The Site of Reversible Destiny is an “experience park” opened in 1995 designed by Nagoya-born, New York-based artist Arakawa Shusaku and his wife and artistic partner, poet Madeline Gins. The theme of the park is “encountering the unexpected,” spreading across about 18,000 square meters. The couple realized their bold and reckless 30-year vision consisting of a main pavilion called the “Critical Resemblance House” and the vast bowl-like “Elliptical Field.”
Reversible Destiny Lofts Technical Information
- Architects: Madeline Gins and Shusaku Arakawa
- Location: Yoro, Gifu Prefecture, Japan
- Program: Landscape Architecture / Park
- Project year: 1995
- Size: 195,000 sq ft / 18,100 sq m
- Foundation: Reversible Destiny Lofts MITAKA
- Photographs: © Arakawa & Gins
The best way to get a handle on how a person is situated in the world is actually to construct one, a handle expressly made for the purpose.
– Shusaku Arakawa in Architecture: Sites of Reversible Destiny
Yoro Park Photographs
The Site Of Reversible Destiny
Armed with sneakers and a helmet provided free at the entrance, visitors are challenged “to rethink their physical and spiritual orientation to the world,” and while walking in the Elliptical Field, “instead of being fearful of losing your balance, look forward to it (as a desirable re-ordering of the landing sites, formerly known as the senses),” according to Arakawa’s “Directions for Use” on Yoro Park’s official site.

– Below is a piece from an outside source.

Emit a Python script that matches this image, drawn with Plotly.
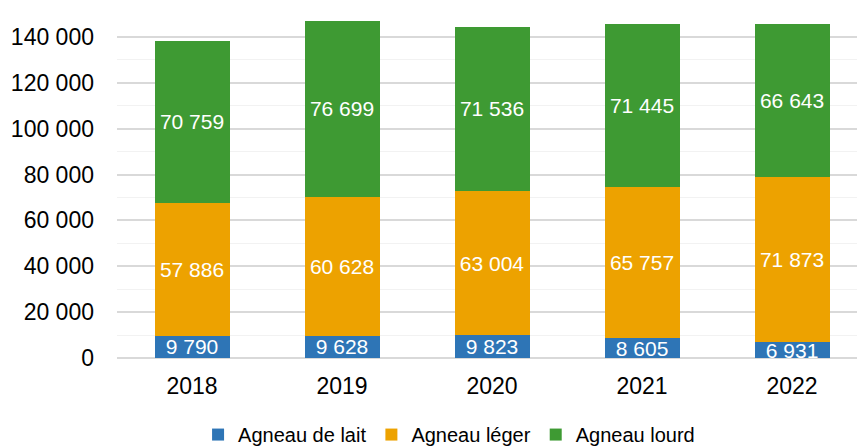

The park presents itself to the visitor as a carefully considered construction of undulating planes, shifting colors, and disorienting spaces, thus providing a place of purposeful experimentation. Nine structures referred to as “Architectural Fragments” are set in the terrain of the Elliptical Field and are identified by names such as “Geographical Ghost” and “Exactitude Ridge.”
The Critical Resemblances House is a large structure set apart from the Elliptical Field. It comes with its own Directions for Use designed to maximize certain aspects of the visitor’s experience. The conceptual underpinning of the project can be found in the 2005 essay “Architecture: Sites of Reversible Destiny,” in which Arakawa and Gins propose that “juggling, jumbling, and reshuffling the body with its fund of landing sites introduces a person to the process that constitutes being a person.
To reverse destiny, one must first re-enter destiny, re-positioning oneself within the destiny of being slated to live without ever knowing how and why. The re-entering of destiny must be highly calculated. The world and everything in it will have to be transformed into a site of reversible destiny.
Yoro Park Plans
Yoro Park Image Gallery
About Arakawa & Gins
Shusaku Arakawa (1936 – 2010) was a Japanese artist and architect.
Madeline Helen Arakawa Gins (1941 – 2014) was an American artist, architect, and poet.
Arakawa and Madeline Gins are co-founders of the Reversible Destiny Foundation, an organization dedicated to using architecture to extend the human lifespan. They have co-authored books, including Reversible Destiny, which is the catalog of their Guggenheim exhibition, Architectural Body (University of Alabama Press, 2002) and Making Dying Illegal (New York: Roof Books, 2006), and have designed and built residences and parks, including the Reversible Destiny Lofts, Bioscleave House, and the Site of Reversible Destiny – Yoro.